The Ministry’s response
When contacted by phone, Urban Wellbeing, Housing and Local Government Minister Abdul Rahman Dahlan said his ministry was working hard on the situation, which was a frequent discussion topic in Cabinet meetings.
The minister slammed several reports on the issue by a few media portals, saying they were inaccurate and biased. He also accused the Selangor state government of “politicising” the issue.
Abdul Rahman said his officers had gone down to Taman Permata a few days after the incident of the crack in the pillar, and had offered the residents there temporary accommodation in a Projek Perumahan Rakyat (PPR) in Bukit Jalil until things were settled.
“However, they flatly refused my offer, and said they would stay in the tents. They gave excuses like Bukit Jalil was too far, they preferred to be near their workplaces and so forth. We asked them to be reasonable. Even if we were to build them terrace houses, it will take at least two years. Are they going to live in the tents all that time? Bukit Jalil is the nearest place we have for them,” Abdul Rahman said.
Abdul Rahman confirmed his Ministry had received the earlier offer of 18 acres for settlement, and had indeed dismissed it due to the land being unsuitable. However, he claimed he had not received any follow-up on alternative settlement from them after this.

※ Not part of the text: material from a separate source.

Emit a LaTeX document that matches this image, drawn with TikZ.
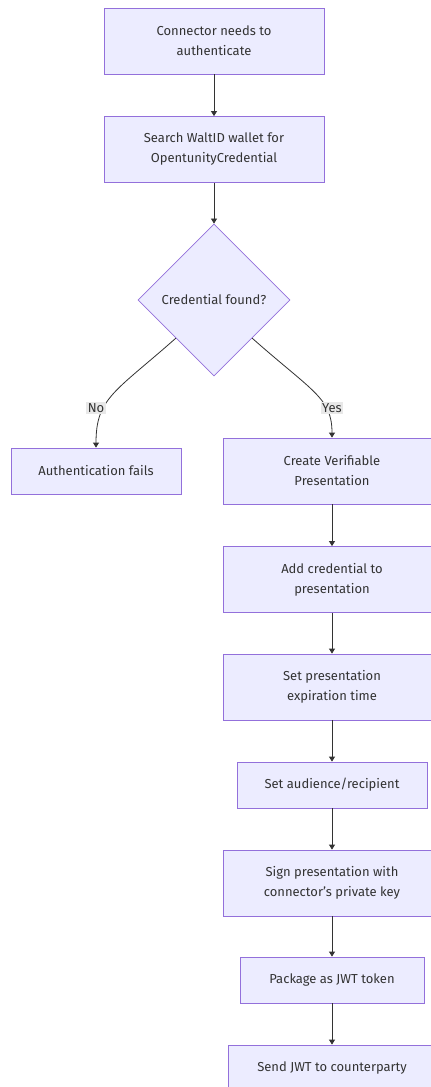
\documentclass[tikz,border=0pt]{standalone}
\usepackage{fontspec}
\setmainfont{Fira Sans}
\usetikzlibrary{shapes.geometric,arrows.meta}
\definecolor{nodefill}{HTML}{ECECFF}
\definecolor{nodeline}{HTML}{9370DB}
\definecolor{ink}{HTML}{333333}
\definecolor{labelbg}{HTML}{E8E8E8}
\tikzset{
  stepbox/.style={draw=nodeline, fill=nodefill, line width=0.8pt, rectangle,
    align=center, text=ink, inner sep=0pt,
    font=\fontsize{13}{20}\selectfont},
  decision/.style={draw=nodeline, fill=nodefill, line width=0.8pt, diamond,
    aspect=1, minimum width=152pt, minimum height=152pt, inner sep=0pt,
    text=ink, font=\fontsize{13}{20}\selectfont},
  flow/.style={draw=ink, line width=0.8pt,
    -{Triangle[length=5pt,width=6pt]}},
  edgelabel/.style={fill=labelbg, text=ink, inner sep=1.5pt,
    font=\fontsize{13}{15}\selectfont}
}
\begin{document}
\begin{tikzpicture}[x=1pt,y=-1pt]
\useasboundingbox (0,0) rectangle (431,1087);
\fill[white] (0,0) rectangle (431,1087);
\clip (0,0) rectangle (431,1087);

% main column
\node[stepbox, minimum width=220pt, minimum height=66pt] (start) at (214,41)
  {Connector needs to\\authenticate};
\node[stepbox, minimum width=220pt, minimum height=66pt] (search) at (214,149.5)
  {Search WaltID wallet for\\OpentunityCredential};
\node[decision] (found) at (214,300) {Credential found?};

% failure branch
\node[stepbox, minimum width=170pt, minimum height=46pt] (fail) at (96,471)
  {Authentication fails};

% success branch
\node[stepbox, minimum width=218pt, minimum height=66pt] (create) at (332,471)
  {Create Verifiable\\Presentation};
\node[stepbox, minimum width=218pt, minimum height=66pt] (addcred) at (332,579.5)
  {Add credential to\\presentation};
\node[stepbox, minimum width=218pt, minimum height=66pt] (expire) at (332,687)
  {Set presentation\\expiration time};
\node[stepbox, minimum width=190pt, minimum height=46pt] (audience) at (332,785)
  {Set audience/recipient};
\node[stepbox, minimum width=218pt, minimum height=66pt] (sign) at (332,883)
  {Sign presentation with\\connector{\char"0027}s private key};
\node[stepbox, minimum width=184pt, minimum height=46pt] (package) at (332,980)
  {Package as JWT token};
\node[stepbox, minimum width=208pt, minimum height=46pt] (send) at (332,1068)
  {Send JWT to counterparty};

% connectors
\draw[flow] (start) -- (search);
\draw[flow] (search) -- (found);
\draw[flow] (found.south west) .. controls (115,392) and (96,398) .. (fail.north);
\draw[flow] (found.south east) .. controls (313,392) and (332,398) .. (create.north);
\node[edgelabel] (nolabel) at (96,408) {No};
\node[edgelabel] (yeslabel) at (332,408) {Yes};
\draw[flow] (create) -- (addcred);
\draw[flow] (addcred) -- (expire);
\draw[flow] (expire) -- (audience);
\draw[flow] (audience) -- (sign);
\draw[flow] (sign) -- (package);
\draw[flow] (package) -- (send);
\end{tikzpicture}
\end{document}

He added that it was not a big issue to supply housing to the Taman Permata residents. However, they could not proceed until they had received the follow-up from the state government, as well as a letter of consent from the Taman Permata residents.
Abdul Rahman said that should the residents of Taman Permata be relocated, they would have to determine issues of eligibility. He added that some residents had told him they were happy with the area, and had bought houses in Dengkil, which would bring up further problems of compensation.
Keeping the faith
When the tour is done, we are brought back to the tent.

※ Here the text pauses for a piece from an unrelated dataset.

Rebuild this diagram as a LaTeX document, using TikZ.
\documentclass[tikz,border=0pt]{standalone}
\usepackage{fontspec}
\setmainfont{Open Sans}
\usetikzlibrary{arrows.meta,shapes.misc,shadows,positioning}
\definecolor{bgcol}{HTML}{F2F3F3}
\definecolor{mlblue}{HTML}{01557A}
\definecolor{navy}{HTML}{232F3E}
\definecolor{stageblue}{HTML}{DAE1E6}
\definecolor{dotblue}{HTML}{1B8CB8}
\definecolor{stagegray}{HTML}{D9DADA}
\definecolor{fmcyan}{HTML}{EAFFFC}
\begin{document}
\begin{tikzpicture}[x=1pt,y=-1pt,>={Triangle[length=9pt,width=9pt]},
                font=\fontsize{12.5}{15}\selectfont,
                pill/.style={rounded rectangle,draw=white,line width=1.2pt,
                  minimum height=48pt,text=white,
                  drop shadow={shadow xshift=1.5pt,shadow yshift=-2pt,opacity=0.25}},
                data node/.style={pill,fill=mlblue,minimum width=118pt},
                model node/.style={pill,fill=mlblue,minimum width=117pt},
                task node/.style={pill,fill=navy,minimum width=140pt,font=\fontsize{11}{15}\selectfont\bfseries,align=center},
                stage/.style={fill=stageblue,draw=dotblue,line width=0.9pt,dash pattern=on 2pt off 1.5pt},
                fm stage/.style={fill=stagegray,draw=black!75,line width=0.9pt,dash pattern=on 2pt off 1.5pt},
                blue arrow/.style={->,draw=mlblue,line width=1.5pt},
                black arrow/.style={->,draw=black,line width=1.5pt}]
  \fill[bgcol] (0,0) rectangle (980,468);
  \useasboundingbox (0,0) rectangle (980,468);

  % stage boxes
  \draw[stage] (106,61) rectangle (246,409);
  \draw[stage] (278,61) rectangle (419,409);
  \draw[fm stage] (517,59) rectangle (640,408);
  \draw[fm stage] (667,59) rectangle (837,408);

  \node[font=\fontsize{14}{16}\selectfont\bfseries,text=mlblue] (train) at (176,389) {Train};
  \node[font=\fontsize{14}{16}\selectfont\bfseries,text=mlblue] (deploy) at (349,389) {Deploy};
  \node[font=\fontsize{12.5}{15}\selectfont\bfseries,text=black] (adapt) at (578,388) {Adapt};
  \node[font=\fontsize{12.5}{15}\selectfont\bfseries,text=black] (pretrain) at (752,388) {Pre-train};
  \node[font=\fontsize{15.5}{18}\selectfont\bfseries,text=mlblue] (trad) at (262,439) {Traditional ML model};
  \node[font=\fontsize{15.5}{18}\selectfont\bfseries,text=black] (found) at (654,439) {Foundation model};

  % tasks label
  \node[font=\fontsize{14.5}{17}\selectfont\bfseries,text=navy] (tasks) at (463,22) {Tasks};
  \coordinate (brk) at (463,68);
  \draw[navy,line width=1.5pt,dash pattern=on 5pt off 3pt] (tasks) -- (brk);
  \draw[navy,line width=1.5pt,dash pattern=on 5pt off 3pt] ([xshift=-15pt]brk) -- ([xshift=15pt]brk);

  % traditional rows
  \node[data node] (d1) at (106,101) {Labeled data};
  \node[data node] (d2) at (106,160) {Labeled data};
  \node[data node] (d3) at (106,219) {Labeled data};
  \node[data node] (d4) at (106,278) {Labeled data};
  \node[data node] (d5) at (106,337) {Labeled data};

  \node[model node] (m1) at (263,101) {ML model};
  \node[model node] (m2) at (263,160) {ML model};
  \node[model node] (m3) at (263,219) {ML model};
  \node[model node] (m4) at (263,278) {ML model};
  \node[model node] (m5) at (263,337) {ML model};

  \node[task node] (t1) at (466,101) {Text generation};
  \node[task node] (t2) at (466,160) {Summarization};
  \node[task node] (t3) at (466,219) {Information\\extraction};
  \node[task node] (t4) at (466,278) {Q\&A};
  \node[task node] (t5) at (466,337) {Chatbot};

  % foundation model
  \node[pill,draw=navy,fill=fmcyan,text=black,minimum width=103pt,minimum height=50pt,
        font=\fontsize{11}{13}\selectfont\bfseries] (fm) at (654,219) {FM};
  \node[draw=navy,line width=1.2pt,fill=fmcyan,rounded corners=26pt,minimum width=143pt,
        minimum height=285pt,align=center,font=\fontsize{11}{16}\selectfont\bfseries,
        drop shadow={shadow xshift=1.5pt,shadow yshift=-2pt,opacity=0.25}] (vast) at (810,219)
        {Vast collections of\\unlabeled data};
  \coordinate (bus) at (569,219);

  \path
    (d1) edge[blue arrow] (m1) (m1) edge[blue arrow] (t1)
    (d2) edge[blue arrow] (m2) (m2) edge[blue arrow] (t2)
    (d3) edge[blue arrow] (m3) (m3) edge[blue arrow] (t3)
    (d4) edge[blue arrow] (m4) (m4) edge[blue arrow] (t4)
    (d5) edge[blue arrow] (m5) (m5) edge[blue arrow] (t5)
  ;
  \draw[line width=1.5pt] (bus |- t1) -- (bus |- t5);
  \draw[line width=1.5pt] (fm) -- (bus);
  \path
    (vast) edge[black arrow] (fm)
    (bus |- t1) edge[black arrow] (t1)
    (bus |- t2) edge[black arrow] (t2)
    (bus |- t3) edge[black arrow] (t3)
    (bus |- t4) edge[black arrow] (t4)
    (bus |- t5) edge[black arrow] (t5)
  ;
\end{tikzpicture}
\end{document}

Beside me, Thanapakian is preparing food. I ask her if she finds it difficult, helping to cook for a lot of the people gathered here, and she shakes her head.

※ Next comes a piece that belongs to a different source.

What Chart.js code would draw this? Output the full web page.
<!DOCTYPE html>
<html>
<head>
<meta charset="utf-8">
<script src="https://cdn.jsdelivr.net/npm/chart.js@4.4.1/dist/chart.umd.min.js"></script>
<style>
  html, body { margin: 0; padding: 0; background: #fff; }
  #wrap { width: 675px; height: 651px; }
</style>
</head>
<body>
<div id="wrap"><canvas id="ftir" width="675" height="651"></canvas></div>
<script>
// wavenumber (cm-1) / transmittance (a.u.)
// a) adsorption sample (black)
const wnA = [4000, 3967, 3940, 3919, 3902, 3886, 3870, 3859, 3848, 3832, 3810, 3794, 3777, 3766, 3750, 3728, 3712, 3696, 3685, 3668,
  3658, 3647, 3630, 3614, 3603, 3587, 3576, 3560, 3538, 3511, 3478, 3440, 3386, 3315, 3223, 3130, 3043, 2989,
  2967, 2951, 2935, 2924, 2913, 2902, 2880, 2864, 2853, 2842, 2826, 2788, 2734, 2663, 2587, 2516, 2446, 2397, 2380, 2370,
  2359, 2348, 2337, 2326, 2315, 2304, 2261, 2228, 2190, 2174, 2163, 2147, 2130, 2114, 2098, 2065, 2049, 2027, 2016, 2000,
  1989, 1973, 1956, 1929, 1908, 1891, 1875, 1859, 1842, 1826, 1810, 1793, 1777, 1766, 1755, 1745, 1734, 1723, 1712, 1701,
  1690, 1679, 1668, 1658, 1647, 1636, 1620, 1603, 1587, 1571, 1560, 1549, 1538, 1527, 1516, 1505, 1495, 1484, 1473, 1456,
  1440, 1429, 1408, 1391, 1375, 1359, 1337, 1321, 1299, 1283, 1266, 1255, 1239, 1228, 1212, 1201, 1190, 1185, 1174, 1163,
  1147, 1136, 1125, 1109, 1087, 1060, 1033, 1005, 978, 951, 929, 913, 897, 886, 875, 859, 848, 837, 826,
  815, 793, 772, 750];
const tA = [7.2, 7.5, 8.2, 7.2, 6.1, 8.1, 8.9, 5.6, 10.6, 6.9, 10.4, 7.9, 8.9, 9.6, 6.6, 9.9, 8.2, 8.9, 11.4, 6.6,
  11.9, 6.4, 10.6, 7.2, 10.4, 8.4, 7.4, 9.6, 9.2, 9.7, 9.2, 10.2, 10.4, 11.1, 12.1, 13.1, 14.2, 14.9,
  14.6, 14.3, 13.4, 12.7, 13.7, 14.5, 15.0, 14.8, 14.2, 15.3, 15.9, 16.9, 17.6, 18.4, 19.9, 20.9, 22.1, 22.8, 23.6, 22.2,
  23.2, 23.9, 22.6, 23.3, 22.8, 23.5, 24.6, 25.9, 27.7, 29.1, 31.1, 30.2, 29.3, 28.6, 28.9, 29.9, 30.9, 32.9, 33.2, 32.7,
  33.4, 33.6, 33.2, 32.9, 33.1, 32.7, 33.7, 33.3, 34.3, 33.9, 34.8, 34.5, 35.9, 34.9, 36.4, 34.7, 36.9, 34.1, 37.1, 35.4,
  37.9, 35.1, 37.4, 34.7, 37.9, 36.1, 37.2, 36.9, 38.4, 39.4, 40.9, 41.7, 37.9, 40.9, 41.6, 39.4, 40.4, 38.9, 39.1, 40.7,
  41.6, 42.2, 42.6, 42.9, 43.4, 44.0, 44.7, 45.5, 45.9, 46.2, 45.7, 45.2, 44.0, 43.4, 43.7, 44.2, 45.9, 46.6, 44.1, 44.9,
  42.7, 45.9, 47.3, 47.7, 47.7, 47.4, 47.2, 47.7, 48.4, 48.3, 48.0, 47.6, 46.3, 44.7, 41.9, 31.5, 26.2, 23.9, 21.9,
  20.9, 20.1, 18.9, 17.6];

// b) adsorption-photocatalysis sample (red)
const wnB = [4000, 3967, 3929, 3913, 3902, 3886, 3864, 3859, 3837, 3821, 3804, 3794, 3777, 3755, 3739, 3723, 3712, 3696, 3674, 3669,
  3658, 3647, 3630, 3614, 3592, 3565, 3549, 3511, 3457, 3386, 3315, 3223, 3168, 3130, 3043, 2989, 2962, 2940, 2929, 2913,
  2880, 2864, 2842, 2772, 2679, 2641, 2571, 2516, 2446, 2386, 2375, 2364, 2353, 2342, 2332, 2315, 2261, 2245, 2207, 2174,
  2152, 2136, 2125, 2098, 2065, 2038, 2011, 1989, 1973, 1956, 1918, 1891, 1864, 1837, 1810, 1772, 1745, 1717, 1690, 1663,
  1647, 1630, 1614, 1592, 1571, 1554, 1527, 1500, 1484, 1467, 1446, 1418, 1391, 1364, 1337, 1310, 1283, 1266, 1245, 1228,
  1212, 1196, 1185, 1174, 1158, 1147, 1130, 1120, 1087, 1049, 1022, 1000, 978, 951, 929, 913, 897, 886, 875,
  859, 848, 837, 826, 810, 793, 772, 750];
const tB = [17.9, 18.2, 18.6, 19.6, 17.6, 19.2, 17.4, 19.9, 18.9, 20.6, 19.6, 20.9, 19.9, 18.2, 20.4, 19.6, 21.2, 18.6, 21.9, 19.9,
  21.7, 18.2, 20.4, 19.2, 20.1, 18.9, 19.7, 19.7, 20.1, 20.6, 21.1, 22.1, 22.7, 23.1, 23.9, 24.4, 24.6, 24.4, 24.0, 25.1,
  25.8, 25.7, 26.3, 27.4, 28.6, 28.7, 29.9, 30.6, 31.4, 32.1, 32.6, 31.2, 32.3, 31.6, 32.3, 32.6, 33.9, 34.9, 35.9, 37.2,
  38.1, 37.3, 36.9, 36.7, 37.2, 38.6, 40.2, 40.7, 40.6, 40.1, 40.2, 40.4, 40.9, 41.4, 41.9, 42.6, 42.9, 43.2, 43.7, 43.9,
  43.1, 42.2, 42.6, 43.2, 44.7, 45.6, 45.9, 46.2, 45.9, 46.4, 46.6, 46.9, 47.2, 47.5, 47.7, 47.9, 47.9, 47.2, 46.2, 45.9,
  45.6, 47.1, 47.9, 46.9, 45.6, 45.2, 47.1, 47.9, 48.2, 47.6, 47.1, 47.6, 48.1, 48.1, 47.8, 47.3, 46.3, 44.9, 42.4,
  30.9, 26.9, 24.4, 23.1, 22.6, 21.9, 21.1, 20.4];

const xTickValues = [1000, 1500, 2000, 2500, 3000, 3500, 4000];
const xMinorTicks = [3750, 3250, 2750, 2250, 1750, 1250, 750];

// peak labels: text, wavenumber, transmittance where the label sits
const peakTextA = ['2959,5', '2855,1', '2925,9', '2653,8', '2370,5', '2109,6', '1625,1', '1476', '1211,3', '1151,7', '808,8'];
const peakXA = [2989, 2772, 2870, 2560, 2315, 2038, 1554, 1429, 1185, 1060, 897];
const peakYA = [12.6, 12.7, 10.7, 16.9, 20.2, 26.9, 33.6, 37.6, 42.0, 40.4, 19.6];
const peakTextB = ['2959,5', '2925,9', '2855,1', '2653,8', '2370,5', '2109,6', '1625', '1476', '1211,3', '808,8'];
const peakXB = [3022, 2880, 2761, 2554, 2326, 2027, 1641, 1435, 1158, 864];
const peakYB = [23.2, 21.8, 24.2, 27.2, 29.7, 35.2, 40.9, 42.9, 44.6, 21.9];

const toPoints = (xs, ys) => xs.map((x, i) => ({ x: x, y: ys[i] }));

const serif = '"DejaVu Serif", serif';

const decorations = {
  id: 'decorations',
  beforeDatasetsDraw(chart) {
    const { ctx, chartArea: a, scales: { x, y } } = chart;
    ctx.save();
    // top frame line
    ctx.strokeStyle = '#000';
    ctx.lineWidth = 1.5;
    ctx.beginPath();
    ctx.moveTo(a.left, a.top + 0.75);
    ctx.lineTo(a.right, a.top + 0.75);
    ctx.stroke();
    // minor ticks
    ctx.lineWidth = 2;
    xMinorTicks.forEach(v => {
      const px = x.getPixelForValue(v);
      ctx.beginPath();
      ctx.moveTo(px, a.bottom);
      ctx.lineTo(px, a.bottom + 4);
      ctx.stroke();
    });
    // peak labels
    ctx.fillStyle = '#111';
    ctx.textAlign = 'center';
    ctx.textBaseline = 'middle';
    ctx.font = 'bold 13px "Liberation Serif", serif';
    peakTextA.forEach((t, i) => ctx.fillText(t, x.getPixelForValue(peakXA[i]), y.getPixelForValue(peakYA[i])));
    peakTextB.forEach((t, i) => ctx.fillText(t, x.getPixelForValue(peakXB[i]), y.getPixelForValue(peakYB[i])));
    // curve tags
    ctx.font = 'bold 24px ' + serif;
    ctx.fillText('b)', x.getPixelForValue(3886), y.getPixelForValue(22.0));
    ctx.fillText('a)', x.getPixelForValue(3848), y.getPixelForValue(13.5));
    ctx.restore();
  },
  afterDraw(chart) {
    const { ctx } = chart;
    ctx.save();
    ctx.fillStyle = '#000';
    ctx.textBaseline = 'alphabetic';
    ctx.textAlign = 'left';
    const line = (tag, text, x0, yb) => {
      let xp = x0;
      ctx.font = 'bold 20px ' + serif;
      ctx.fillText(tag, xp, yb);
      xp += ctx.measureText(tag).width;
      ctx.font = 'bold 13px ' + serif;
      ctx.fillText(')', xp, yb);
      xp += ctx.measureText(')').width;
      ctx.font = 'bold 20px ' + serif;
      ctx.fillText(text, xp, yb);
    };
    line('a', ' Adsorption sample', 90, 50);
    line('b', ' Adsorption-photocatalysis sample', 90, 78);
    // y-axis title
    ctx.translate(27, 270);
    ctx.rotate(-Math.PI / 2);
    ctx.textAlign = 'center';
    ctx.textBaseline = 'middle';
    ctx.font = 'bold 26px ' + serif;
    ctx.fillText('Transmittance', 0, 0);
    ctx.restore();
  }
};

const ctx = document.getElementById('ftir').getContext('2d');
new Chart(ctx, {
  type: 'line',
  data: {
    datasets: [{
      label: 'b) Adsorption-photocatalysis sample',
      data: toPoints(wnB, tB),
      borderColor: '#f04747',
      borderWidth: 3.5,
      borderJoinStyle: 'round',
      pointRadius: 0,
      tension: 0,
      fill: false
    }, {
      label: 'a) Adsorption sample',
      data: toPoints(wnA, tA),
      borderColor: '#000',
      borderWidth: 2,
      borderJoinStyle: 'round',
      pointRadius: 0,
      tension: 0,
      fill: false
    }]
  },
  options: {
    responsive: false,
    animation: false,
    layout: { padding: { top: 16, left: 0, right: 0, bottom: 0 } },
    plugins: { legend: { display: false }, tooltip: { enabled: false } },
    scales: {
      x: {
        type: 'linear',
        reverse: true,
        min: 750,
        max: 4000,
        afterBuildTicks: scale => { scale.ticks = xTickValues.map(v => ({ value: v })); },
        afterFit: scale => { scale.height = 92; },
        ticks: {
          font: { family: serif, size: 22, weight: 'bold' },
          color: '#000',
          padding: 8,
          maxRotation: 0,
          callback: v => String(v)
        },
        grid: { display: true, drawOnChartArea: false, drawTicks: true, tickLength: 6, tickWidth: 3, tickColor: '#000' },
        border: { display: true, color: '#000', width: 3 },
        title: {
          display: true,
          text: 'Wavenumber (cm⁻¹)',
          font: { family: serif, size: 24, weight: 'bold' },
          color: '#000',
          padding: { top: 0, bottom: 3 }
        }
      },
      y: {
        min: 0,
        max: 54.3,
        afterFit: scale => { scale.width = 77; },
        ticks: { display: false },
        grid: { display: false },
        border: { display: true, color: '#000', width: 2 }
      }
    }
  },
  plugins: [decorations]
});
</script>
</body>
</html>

“I’m used to it,” she says. “In the morning, I go to work, and my friend helps cook for all the school children.”
The residents of Block E tell me that they are not alone in their protest. Apparently, residents from other flats have come and joined them as well, in a show of solidarity.
These families have stuck together for fourteen years now, united by common purpose. While it would have been easy to give up hope, they remain steadfast and resolute, determined to get what has been promised to them for so long.
“These flats are not good to live in. We want our terrace houses,” Mathavi said.
Hopefully, they will not have to wait another fourteen years.
Editor’s note: State executive councillor V. Ganabatirau recently reaffirmed that 30 acres of state land will be allocated to build 400 houses. As of 12 August, the residents had not yet received a confirmation letter. At time of publication, the residents of Block E had been camping in a tent for 64 days.